On Sat, 11 Apr 2009, Allin Cottrell wrote:
I do have one reservation. As you put it, one typically wants the
R^2 as a quick check on whether "a particular model contains any
explanatory variables worth keeping". Yes, there's that, but one
also wants a simple measure of "goodness of fit", and the two can
diverge.
True. You have a valid point here. However, let me state my point of view
more clearly (sorry, this WILL be slightly verbose).
OLS is quite exceptional among estimation methods, in that the OLS
statistic \hat{\beta} has a dual interpretation: it is at the same time a
nice descriptive statistic (the solution of a purely algebraic
minimisation problem, or geometric if you like), which also happens to be
a smart choice as an estimator, under certain circumstances.
This lucky coincidence allows the R2 statistic to have a dual
interpretation too: "goodness of fit" and "overall validity of the
model".
The first interpretation comes quite natural when the dependent variable
is continuous and you think of a statistical model as a machine that
yields the "best" approximation to it. It makes very good sense to judge
the approximation on the basis of correlation (and square it if you feel
like doing it). A notable advantage of this interpretation is that it
involves no probability/inference concepts. To take it to the extreme,
it's just the square cosine of an angle. As such, it's a nice measure.

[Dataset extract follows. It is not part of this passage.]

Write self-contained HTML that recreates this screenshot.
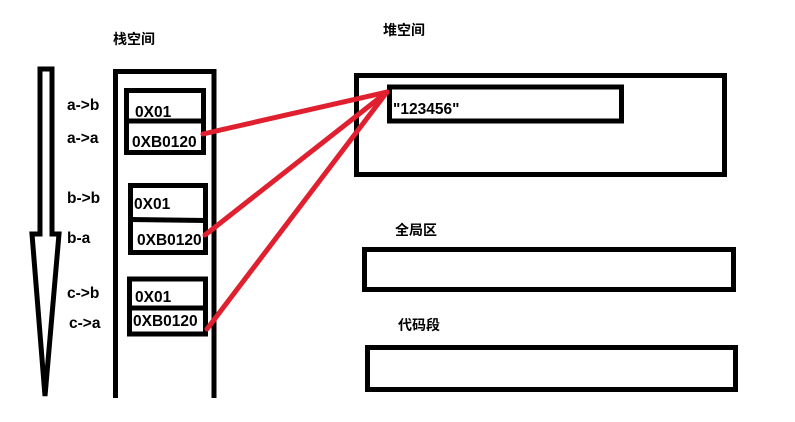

Unfortunately, this interpretation often breaks down in several
cirumstances. In a Tobit model, for example, you have a non-null share of
the sample for which that the dependent variable is 0. Does it make sense
to use those values when computing the correlation? Or should you just
ignore them? What should you do when the dependent variable is discrete,
like in a probit model? Or, worse, for a _multinomial_ probit model, in
which the numbers often have only a conventional value? And the list goes
on.
Hence, what I had in mind when I proposed the Wald-based R2 is to leverage
on the second interpretation instead (note that other versions of
"generalised R2" that have been proposed in the literature, like
McFadden's, have a similar justification).
In this sense, the TSLS example you make is very well chosen, as TSLS lies
very near to the border. It makes sense to compute fitted values for TSLS
models, but in general you should not expect them to fit the data
particularly well. If you have a model
y = Xb + u
in which you have reasons to say that X and u are correlated, you're
saying (with a choice of words that has well-known historical reasons)
that the vector of coefficients you're interested in is not the parameter
of the conditional mean, but something else, which has a richer
behavioural meaning. As a consequence, TSLS is not an "approximation
machine", but rather a very clever way to solve a problem of
interpretation of the estimates, since the estimates of "b" you end up
with have no special property in terms of "fit" (well, ok, they have, but
only if you think in terms of oblique projections rather than orthogonal).
In this context, the "goodness of fit" measure may diverge from the
"overall significance" by a large extent. The question is: which one
should we appoint to the R2 office? Which of course has no obvious answer.
So... I don't know! Maybe we just ought to leave this to somebody else and
confine R2 to least-squares based models. Maybe not. I'm open!
PS By the way: happy Easter to everybody!
Riccardo (Jack) Lucchetti
Dipartimento di Economia
Università Politecnica delle Marche
r.lucchetti(a)univpm.it
http://www.econ.univpm.it/lucchetti